_WRITTEN EXERCISE_
Tally the lines of the listing that contain the string "this". Give the number and nothing else.

_Charts and diagrams as code_
---------------

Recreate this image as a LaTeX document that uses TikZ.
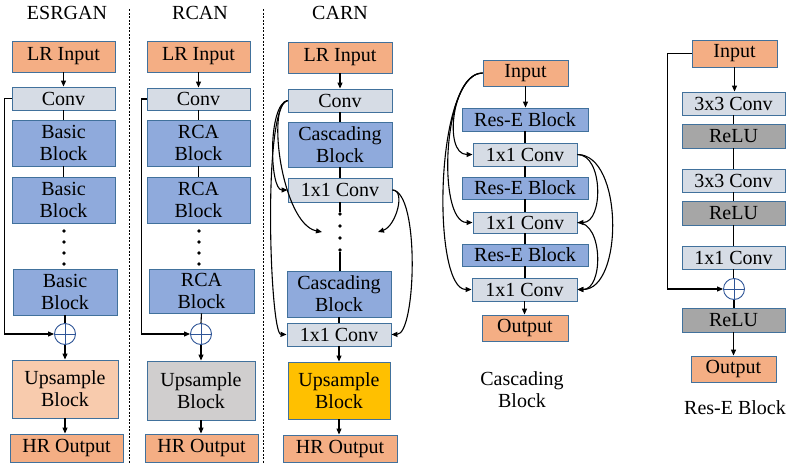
\documentclass[tikz,border=0pt]{standalone}
\usepackage{fontspec}
\setmainfont{Liberation Serif}
\usetikzlibrary{arrows.meta}

\definecolor{bordc}{HTML}{41719C}
\definecolor{orngc}{HTML}{F4AE84}
\definecolor{peachc}{HTML}{F8CBAD}
\definecolor{convc}{HTML}{D6DCE5}
\definecolor{bluec}{HTML}{8FAADC}
\definecolor{grayupc}{HTML}{D0CECE}
\definecolor{reluc}{HTML}{A6A6A6}
\definecolor{yellowc}{HTML}{FFC000}
\definecolor{plusc}{HTML}{2F5597}

% block given by its corners: style, x1, y1, x2, y2, name, text
\newcommand\blk[7]{%
  \node[#1, minimum width={#4-#2}, minimum height={#5-#3}] (#6)
    at ({(#2+#4)/2},{(#3+#5)/2}) {#7};}

\begin{document}
\begin{tikzpicture}[x=1pt,y=-1pt,
  txt/.style={font=\fontsize{20}{22}\selectfont, text=black, align=center},
  box/.style={txt, draw=bordc, line width=0.9pt, inner sep=0pt},
  orng/.style={box, fill=orngc},
  peach/.style={box, fill=peachc},
  convbox/.style={box, fill=convc},
  bluebox/.style={box, fill=bluec},
  grayup/.style={box, fill=grayupc},
  relubox/.style={box, fill=reluc},
  yellowbox/.style={box, fill=yellowc},
  link/.style={line width=1.1pt, black},
  arr/.style={link, -{Triangle[length=6pt,width=5pt]}},
  smalldot/.style={circle, fill=black, inner sep=0pt, minimum size=3.8pt},
  sepline/.style={line width=1pt, dash pattern=on 2pt off 1.5pt},
  plusnode/.style={circle, draw=plusc, fill=white, line width=0.9pt,
    minimum size=21pt, inner sep=0pt,
    path picture={\draw[plusc, line width=0.9pt]
      (path picture bounding box.north) -- (path picture bounding box.south)
      (path picture bounding box.west) -- (path picture bounding box.east);}}
]
\useasboundingbox (0,0) rectangle (786,463);

% column separators
\draw[sepline] (129,9) -- (129,463);
\draw[sepline] (263,9) -- (263,463);

% ---------------- ESRGAN ----------------
\node[txt, anchor=base] (eT) at (67,19) {ESRGAN};
\blk{orng}{12}{41}{115}{72}{eIn}{LR Input}
\blk{convbox}{12}{87}{115}{110}{eConv}{Conv}
\blk{bluebox}{12}{120}{115}{166}{eB1}{Basic\\Block}
\blk{bluebox}{12}{177}{115}{223}{eB2}{Basic\\Block}
\node[smalldot] (eD1) at (64,231) {};
\node[smalldot] (eD2) at (64,242) {};
\node[smalldot] (eD3) at (64,253) {};
\node[smalldot] (eD4) at (64,264) {};
\blk{bluebox}{13}{269}{117}{315}{eB3}{Basic\\Block}
\node[plusnode] (ePlus) at (65,334) {};
\blk{peach}{12}{360}{118}{418}{eUp}{Upsample\\Block}
\blk{orng}{10}{434}{123}{462}{eOut}{HR Output}

\draw[arr] (eIn.south) -- (eIn.south |- eConv.north);
\draw[link] (eConv.south) -- (eConv.south |- eB1.north);
\draw[link] (eB1.south) -- (eB1.south |- eB2.north);
\draw[link] (eB3.south) -- (ePlus.north);
\draw[arr] (ePlus.south) -- (ePlus.south |- eUp.north);
\draw[arr] (eUp.south) -- (eUp.south |- eOut.north);
\draw[arr] (eConv.west) -- ++(-7,0) |- (ePlus.west);

% ---------------- RCAN ----------------
\node[txt, anchor=base] (rT) at (200,19) {RCAN};
\blk{orng}{147}{41}{250}{72}{rIn}{LR Input}
\blk{convbox}{147}{88}{250}{110}{rConv}{Conv}
\blk{bluebox}{147}{120}{250}{166}{rB1}{RCA\\Block}
\blk{bluebox}{147}{177}{250}{223}{rB2}{RCA\\Block}
\node[smalldot] (rD1) at (199,231) {};
\node[smalldot] (rD2) at (199,242) {};
\node[smalldot] (rD3) at (199,253) {};
\node[smalldot] (rD4) at (199,264) {};
\blk{bluebox}{149}{269}{254}{313}{rB3}{RCA\\Block}
\node[plusnode] (rPlus) at (201,334) {};
\blk{grayup}{147}{361}{255}{420}{rUp}{Upsample\\Block}
\blk{orng}{145}{434}{258}{462}{rOut}{HR Output}

\draw[arr] (rIn.south) -- (rIn.south |- rConv.north);
\draw[link] (rConv.south) -- (rConv.south |- rB1.north);
\draw[link] (rB1.south) -- (rB1.south |- rB2.north);
\draw[link] (rB3.south) -- (rPlus.north);
\draw[arr] (rPlus.south) -- (rPlus.south |- rUp.north);
\draw[arr] (rUp.south) -- (rUp.south |- rOut.north);
\draw[arr] (rConv.west) -- ++(-5,0) |- (rPlus.west);

% ---------------- CARN ----------------
\node[txt, anchor=base] (cT) at (340,19) {CARN};
\blk{orng}{288}{42}{392}{73}{cIn}{LR Input}
\blk{convbox}{288}{89}{392}{112}{cConv}{Conv}
\blk{bluebox}{288}{122}{392}{167}{cB1}{Cascading\\Block}
\blk{convbox}{288}{178}{392}{202}{cC1}{1x1 Conv}
\node[smalldot] (cD1) at (340,214) {};
\node[smalldot] (cD2) at (340,226) {};
\node[smalldot] (cD3) at (340,238) {};
\node[smalldot] (cD4) at (340,250) {};
\blk{bluebox}{287}{271}{391}{317}{cB2}{Cascading\\Block}
\blk{convbox}{287}{323}{391}{346}{cC2}{1x1 Conv}
\blk{yellowbox}{288}{362}{390}{419}{cUp}{Upsample\\Block}
\blk{orng}{283}{435}{397}{462}{cOut}{HR Output}

\coordinate (cL) at (322,232);
\coordinate (cR) at (378,232);

\draw[arr] (cIn.south) -- (cIn.south |- cConv.north);
\draw[link] (cConv.south) -- (cConv.south |- cB1.north);
\draw[link] (cB1.south) -- (cB1.south |- cC1.north);
\draw[link] (cC1.south) -- (cD1);
\draw[link] (cD4) -- (cD4 |- cB2.north);
\draw[link] (cB2.south) -- (cB2.south |- cC2.north);
\draw[arr] (cC2.south) -- (cC2.south |- cUp.north);
\draw[arr] (cUp.south) -- (cUp.south |- cOut.north);

% dense skip links
\draw[arr] (cConv.west) .. controls +(-20,4) and +(-18,0) .. (cC1.west);
\draw[arr] (cConv.west) .. controls (266,104) and (282,224) .. (cL);
\draw[arr] (cConv.west) .. controls (262,106) and (270,334) .. (cC2.west);
\draw[arr] (cC1.east) .. controls (406,190) and (396,226) .. (cR);
\draw[arr] (cC1.east) .. controls (420,192) and (416,334) .. (cC2.east);

% ---------------- Cascading Block ----------------
\blk{orng}{483}{60}{568}{86}{kIn}{Input}
\blk{bluebox}{462}{108}{588}{131}{kR1}{Res-E Block}
\blk{convbox}{473}{143}{577}{166}{kC1}{1x1 Conv}
\blk{bluebox}{462}{177}{588}{199}{kR2}{Res-E Block}
\blk{convbox}{473}{212}{577}{233}{kC2}{1x1 Conv}
\blk{bluebox}{462}{244}{588}{266}{kR3}{Res-E Block}
\blk{convbox}{472}{278}{577}{301}{kC3}{1x1 Conv}
\blk{orng}{482}{315}{568}{341}{kOut}{Output}
\node[txt] (kT) at (522,390) {Cascading\\Block};

\draw[arr] (kIn.south) -- (kIn.south |- kR1.north);
\draw[link] (kR1.south) -- (kR1.south |- kC1.north);
\draw[link] (kC1.south) -- (kC1.south |- kR2.north);
\draw[link] (kR2.south) -- (kR2.south |- kC2.north);
\draw[link] (kC2.south) -- (kC2.south |- kR3.north);
\draw[link] (kR3.south) -- (kR3.south |- kC3.north);
\draw[arr] (kC3.south) -- (kC3.south |- kOut.north);

\draw[arr] (kIn.west) .. controls +(-30,0) and +(-30,0) .. (kC1.west);
\draw[arr] (kIn.west) .. controls +(-40,0) and +(-36,0) .. (kC2.west);
\draw[arr] (kIn.west) .. controls +(-48,0) and +(-40,0) .. (kC3.west);
\draw[arr] (kC1.east) .. controls +(26,0) and +(26,0) .. (kC2.east);
\draw[arr] (kC1.east) .. controls +(46,0) and +(46,0) .. (kC3.east);
\draw[arr] (kC2.east) .. controls +(26,0) and +(26,0) .. (kC3.east);

% ---------------- Res-E Block ----------------
\blk{orng}{692}{40}{777}{67}{sIn}{Input}
\blk{convbox}{682}{92}{785}{115}{sC1}{3x3 Conv}
\blk{relubox}{682}{124}{785}{148}{sR1}{ReLU}
\blk{convbox}{682}{169}{785}{192}{sC2}{3x3 Conv}
\blk{relubox}{682}{201}{785}{225}{sR2}{ReLU}
\blk{convbox}{682}{246}{785}{269}{sC3}{1x1 Conv}
\node[plusnode] (sPlus) at (734,289) {};
\blk{relubox}{682}{308}{785}{332}{sR3}{ReLU}
\blk{orng}{691}{356}{776}{382}{sOut}{Output}
\node[txt] (sT) at (735,408) {Res-E Block};

\draw[arr] (sIn.south) -- (sIn.south |- sC1.north);
\draw[link] (sC1.south) -- (sC1.south |- sR1.north);
\draw[link] (sR1.south) -- (sR1.south |- sC2.north);
\draw[link] (sC2.south) -- (sC2.south |- sR2.north);
\draw[link] (sR2.south) -- (sR2.south |- sC3.north);
\draw[link] (sC3.south |- sPlus.north) -- (sC3.south);
\draw[link] (sPlus.south) -- (sPlus.south |- sR3.north);
\draw[arr] (sR3.south) -- (sR3.south |- sOut.north);
\draw[arr] (sIn.west) -- ++(-24,0) |- (sPlus.west);
\end{tikzpicture}
\end{document}
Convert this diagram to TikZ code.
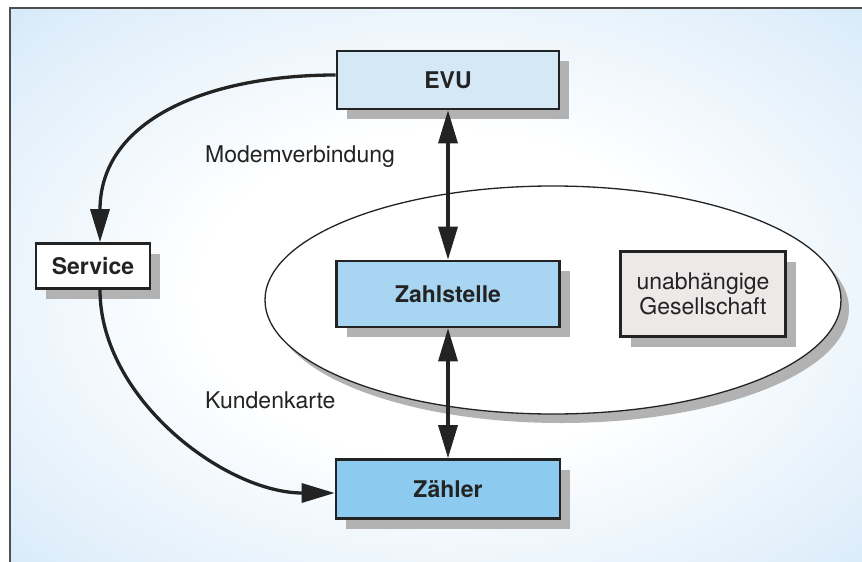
\documentclass[tikz,border=0pt]{standalone}
\usepackage{fontspec}
\setmainfont{TeX Gyre Heros}
\usetikzlibrary{arrows.meta}
\usetikzlibrary{shadows}
\usetikzlibrary{shapes.geometric}

\definecolor{bgblue}{RGB}{160,205,240}
\definecolor{evublue}{RGB}{212,232,246}
\definecolor{zahlblue}{RGB}{168,213,242}
\definecolor{zaehlerblue}{RGB}{140,202,240}
\definecolor{firmgray}{RGB}{236,233,232}
\definecolor{ink}{RGB}{35,35,35}
\pgfdeclareradialshading{bgshade}{\pgfpoint{0bp}{0bp}}{color(0bp)=(white); color(14bp)=(white);
  color(32bp)=(bgblue!35!white); color(50bp)=(bgblue!80!white); color(70bp)=(bgblue); color(100bp)=(bgblue)}

\begin{document}
\begin{tikzpicture}[x=1pt, y=-1pt,
  font=\fontsize{23}{25}\selectfont,
  >={Triangle[length=33pt,width=19pt]},
  box/.style={draw=ink, line width=2.6pt, text=ink, inner sep=0pt,
    font=\fontsize{23}{25}\selectfont\bfseries,
    drop shadow={shadow xshift=10pt, shadow yshift=-10pt, fill=gray!60, opacity=1}},
  link/.style={ink, line width=3.3pt},
  linklabel/.style={text=ink, inner sep=0pt, anchor=base west}]
\useasboundingbox (0,0) rectangle (862,562);
% background and frame
\begin{scope}
\clip (0,0) rectangle (862,562);
\shade[shading=bgshade] (10,8) rectangle (880,580);
\draw[ink!80, line width=1.5pt] (10,580) |- (880,8);
\end{scope}
% independent company
\node[ellipse, draw=ink, line width=1.3pt, fill=white, inner sep=0pt,
  minimum width=576pt, minimum height=228pt,
  drop shadow={shadow xshift=8pt, shadow yshift=-9pt, fill=gray!60, opacity=1}] (firma) at (553,300) {};
% boxes
\node[box, fill=evublue, minimum width=222pt, minimum height=58pt] (evu) at (448,80) {EVU};
\node[box, fill=white, minimum width=114pt, minimum height=45pt] (service) at (93,266) {Service};
\node[box, fill=zahlblue, minimum width=223pt, minimum height=66pt] (zahl) at (448,294) {Zahlstelle};
\node[box, fill=firmgray, font=\fontsize{23}{25}\selectfont, align=center,
  minimum width=165pt, minimum height=85pt] (ges) at (703,294) {unabhängige\\Gesellschaft};
\node[box, fill=zaehlerblue, minimum width=224pt, minimum height=59pt] (zaehler) at (448,489) {Zähler};
% labels
\node[linklabel] (modem) at (205,162) {Modemverbindung};
\node[linklabel] (karte) at (205,408) {Kundenkarte};
% connections
\draw[link, <->] (evu) -- (zahl);
\draw[link, <->] (zahl) -- (zaehler);
\draw[link, ->] ([yshift=5pt]evu.west) to[out=180, in=90, looseness=1.1] ([xshift=7pt]service.north);
\draw[link, ->] ([xshift=7pt]service.south) to[out=-90, in=180, looseness=0.9] ([yshift=-4pt]zaehler.west);
\end{tikzpicture}
\end{document}
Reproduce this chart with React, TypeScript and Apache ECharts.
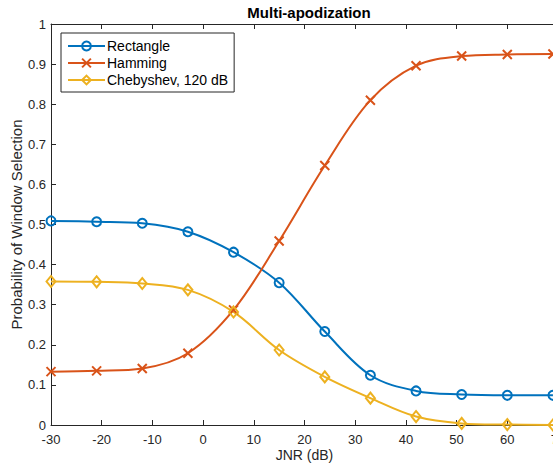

---------------

_SOLUTION BELOW_
3